[Cialug] update

Don Cady doncady at gmail.com
Sat Jan 2 09:13:06 CST 2010


On Thu, Dec 31, 2009 at 2:16 PM, Matt Stanton
<inflatablesoulmate at brothersofchaos.com> wrote:
> The main advantage I would see in running Win7 as the host OS is that a
> lot of these VM platforms do not support DirectX for the guest OS (or at
> least not a reasonably recent version of it).  So, if the reason you
> have Win7 running is because you like to crack out on 3d gaming, it
> would probably be easier to use Win7 as the host OS.
>
> Parallels 5 now supports DirectX 9.0c and 9Ex, which is pretty much the
> highest level of DirectX most games use, though Vista added support for
> DX10, and 7 supposedly adds support for DX11.  As for VMware and
> VirtualBox, I haven't looked to see where their DirectX support is.

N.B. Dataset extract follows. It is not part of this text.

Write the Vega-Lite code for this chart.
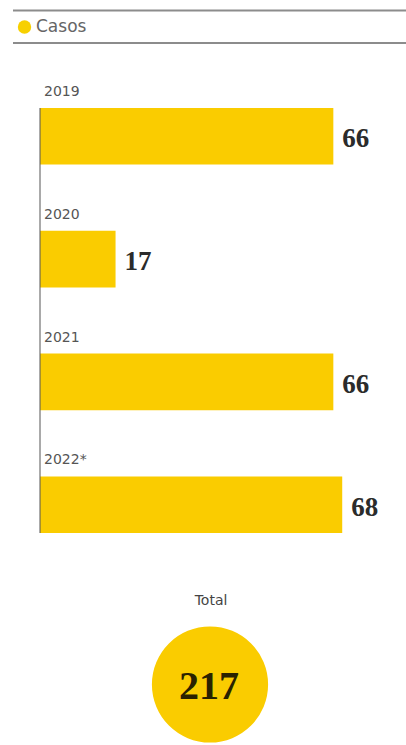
{
  "$schema": "https://vega.github.io/schema/vega-lite/v6.json",
  "padding": 0,
  "spacing": 0,
  "bounds": "flush",
  "background": "white",
  "config": {"view": {"stroke": null}},
  "resolve": {"scale": {"x": "independent", "y": "independent", "color": "independent"}},
  "datasets": {
    "serie": [{"serie": "Casos"}],
    "casos": [
      {"anio": "2019", "casos": 66},
      {"anio": "2020", "casos": 17},
      {"anio": "2021", "casos": 66},
      {"anio": "2022*", "casos": 68}
    ],
    "total": [{"etiqueta": "Total", "casos": 217}]
  },
  "vconcat": [
    {
      "width": 406,
      "height": 108,
      "data": {"name": "serie"},
      "layer": [
        {
          "mark": {"type": "rule", "color": "#8c8c8c", "strokeWidth": 2},
          "encoding": {
            "x": {"datum": 13, "type": "quantitative", "scale": {"domain": [0, 406], "nice": false, "zero": false}, "axis": null},
            "x2": {"datum": 406},
            "y": {"datum": 10.5, "type": "quantitative", "scale": {"domain": [0, 108], "nice": false, "zero": false, "reverse": true}, "axis": null}
          }
        },
        {
          "mark": {"type": "rule", "color": "#8c8c8c", "strokeWidth": 2},
          "encoding": {
            "x": {"datum": 13, "type": "quantitative"},
            "x2": {"datum": 406},
            "y": {"datum": 43, "type": "quantitative"}
          }
        },
        {
          "mark": {"type": "point", "shape": "circle", "filled": true, "opacity": 1, "size": 180},
          "encoding": {
            "x": {"datum": 24.5, "type": "quantitative"},
            "y": {"datum": 27, "type": "quantitative"},
            "color": {"field": "serie", "type": "nominal", "scale": {"range": ["#F7D000"]}, "legend": null}
          }
        },
        {
          "mark": {"type": "text", "align": "left", "baseline": "middle", "font": "DejaVu Sans", "fontSize": 17, "color": "#666666"},
          "encoding": {
            "x": {"datum": 36, "type": "quantitative"},
            "y": {"datum": 27, "type": "quantitative"},
            "text": {"field": "serie"}
          }
        }
      ]
    },
    {
      "width": 406,
      "height": 425,
      "data": {"name": "casos"},
      "layer": [
        {
          "mark": {"type": "bar", "color": "#FACC00"},
          "encoding": {
            "y": {"field": "anio", "type": "nominal", "sort": null, "scale": {"paddingInner": 0.539, "paddingOuter": 0}, "axis": null},
            "x": {"field": "casos", "type": "quantitative", "scale": {"domain": [-9, 82.35], "nice": false, "zero": false}, "axis": null},
            "x2": {"datum": 0}
          }
        },
        {
          "data": {"values": [{}]},
          "mark": {"type": "rule", "color": "#555555", "strokeWidth": 1},
          "encoding": {"x": {"datum": 0, "type": "quantitative"}}
        },
        {
          "mark": {"type": "text", "align": "left", "baseline": "alphabetic", "dx": 4, "dy": -12, "font": "DejaVu Sans", "fontSize": 14, "color": "#555555"},
          "encoding": {
            "x": {"datum": 0, "type": "quantitative"},
            "y": {"field": "anio", "type": "nominal", "sort": null, "bandPosition": 0},
            "text": {"field": "anio"}
          }
        },
        {
          "mark": {"type": "text", "align": "left", "baseline": "middle", "dx": 9, "dy": 3, "font": "Liberation Serif", "fontWeight": "bold", "fontSize": 27, "color": "#2b2b2b"},
          "encoding": {
            "x": {"field": "casos", "type": "quantitative"},
            "y": {"field": "anio", "type": "nominal", "sort": null},
            "text": {"field": "casos"}
          }
        }
      ]
    },
    {
      "width": 406,
      "height": 212,
      "data": {"name": "total"},
      "layer": [
        {
          "mark": {"type": "text", "align": "center", "baseline": "middle", "font": "DejaVu Sans", "fontSize": 14, "color": "#444444"},
          "encoding": {
            "x": {"datum": 211, "type": "quantitative", "scale": {"domain": [0, 406], "nice": false, "zero": false}, "axis": null},
            "y": {"datum": 68, "type": "quantitative", "scale": {"domain": [0, 212], "nice": false, "zero": false, "reverse": true}, "axis": null},
            "text": {"field": "etiqueta"}
          }
        },
        {
          "mark": {"type": "point", "shape": "circle", "filled": true, "opacity": 1, "size": 13500, "color": "#FACC00"},
          "encoding": {
            "x": {"datum": 210, "type": "quantitative"},
            "y": {"datum": 151.5, "type": "quantitative"}
          }
        },
        {
          "mark": {"type": "text", "align": "center", "baseline": "middle", "dy": 2, "font": "Liberation Serif", "fontWeight": "bold", "fontSize": 40, "color": "#2a2200"},
          "encoding": {
            "x": {"datum": 209, "type": "quantitative"},
            "y": {"datum": 151.5, "type": "quantitative"},
            "text": {"field": "casos"}
          }
        }
      ]
    }
  ]
}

Virtualbox officially provides unsupported and 'experimental' support
for OpenGL 2 and Direct3D 8 & 9. (wonderful sentence that was, wasn't
it? <g> )
It's not marked 'experimental' anymore, but it's still a 50/50 tossup
whether a given OpenGL app will work or not. It's a "It works for you?
Great! ...  It doesn't work for you? Ok, file a bug report and we'll
get to it eventually." DirectX/Direct3D is worse. Direct3D is provided
via WineD3D, so every D3D call gets converted to OpenGL before being
passed to Virtualbox's OpenGL handler. And supposedly D3D 7 doesn't
work either (but I've not tried..).

VMWare provides support for OpenGL 2.1 and Direct3D 8 & 9. Of course,
expect your 'hit rate' to be better than 50%.

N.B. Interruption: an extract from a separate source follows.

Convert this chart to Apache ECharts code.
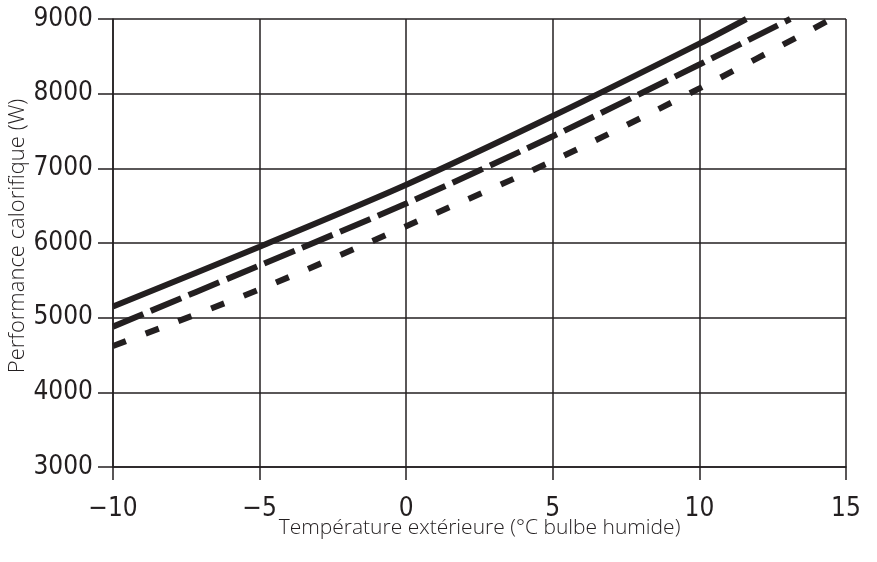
<!DOCTYPE html>
<html>
<head>
<meta charset="utf-8">
<script src="https://cdn.jsdelivr.net/npm/echarts@6/dist/echarts.min.js"></script>
<style>
html,body{margin:0;padding:0;background:#fff;}
#c{width:877px;height:562px;}
</style>
</head>
<body>
<div id="c"></div>
<script>
const xTicks = [-10, -5, 0, 5, 10, 15];
const yTicks = [3000, 4000, 5000, 6000, 7000, 8000, 9000];
const solidX = [-10, -5, 0, 5, 10, 11.6];
const solidY = [5150, 5950, 6780, 7700, 8670, 9000];
const dashedX = [-10, -5, 0, 5, 10, 13.1];
const dashedY = [4880, 5700, 6530, 7430, 8390, 9000];
const dottedX = [-10, -5, 0, 5, 10, 14.5];
const dottedY = [4620, 5380, 6225, 7100, 8070, 9000];
const xName = 'Température extérieure (°C bulbe humide)';
const yName = 'Performance calorifique (W)';

const ink = '#231f20';
const nameFont = '"Open Sans", sans-serif';
const tickFont = '"DejaVu Sans", sans-serif';
const pair = (xs, ys) => xs.map((x, i) => [x, ys[i]]);

const chart = echarts.init(document.getElementById('c'), null, {renderer: 'canvas'});
chart.setOption({
  animation: false,
  backgroundColor: '#fff',
  grid: {left: 113, right: 31, top: 19, bottom: 95, containLabel: false, outerBoundsMode: 'none'},
  xAxis: {
    type: 'value', min: xTicks[0], max: xTicks[xTicks.length - 1], interval: 5,
    name: xName, nameLocation: 'middle', nameGap: 51, nameMoveOverlap: false,
    nameTextStyle: {fontFamily: nameFont, fontSize: 21, fontWeight: 300, color: ink},
    axisLine: {show: true, onZero: false, lineStyle: {color: ink, width: 1.5}},
    axisTick: {show: true, length: 13, lineStyle: {color: ink, width: 1.5}},
    splitLine: {show: true, lineStyle: {color: ink, width: 1.5}},
    axisLabel: {fontFamily: tickFont, fontSize: 26, fontWeight: 'condensed', color: ink, margin: 29,
      formatter: v => String(v).replace('-', '\u2212')}
  },
  yAxis: {
    type: 'value', min: yTicks[0], max: yTicks[yTicks.length - 1], interval: 1000,
    name: yName, nameLocation: 'middle', nameGap: 84, nameMoveOverlap: false,
    nameTextStyle: {fontFamily: nameFont, fontSize: 22, fontWeight: 300, color: ink, padding: [0, 0, 0, 14]},
    axisLine: {show: true, onZero: false, lineStyle: {color: ink, width: 1.5}},
    axisTick: {show: true, length: 15, lineStyle: {color: ink, width: 1.5}},
    splitLine: {show: true, lineStyle: {color: ink, width: 1.5}},
    axisLabel: {fontFamily: tickFont, fontSize: 26, fontWeight: 'condensed', color: ink, margin: 20,
      formatter: v => String(v)}
  },
  series: [
    {type: 'line', data: pair(solidX, solidY), smooth: 0.3, showSymbol: false,
     lineStyle: {color: ink, width: 6, type: 'solid', cap: 'butt'}},
    {type: 'line', data: pair(dashedX, dashedY), smooth: 0.3, showSymbol: false,
     lineStyle: {color: ink, width: 6, type: [33, 8], cap: 'butt'}},
    {type: 'line', data: pair(dottedX, dottedY), smooth: 0.3, showSymbol: false,
     lineStyle: {color: ink, width: 6, type: [14, 21], cap: 'butt'}}
  ]
});
</script>
</body>
</html>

The neat thing here is their recent submissions of vmwgfx and matching
Gallium driver to linux. As I understand it, because of these drivers,
in the future we will be able to run multiple X, X Video, OpenGL,
XvMC, OpenCL, etc. tasks in multiple guests, being served to single or
multiple GPUs as we do with general purpose CPUs today.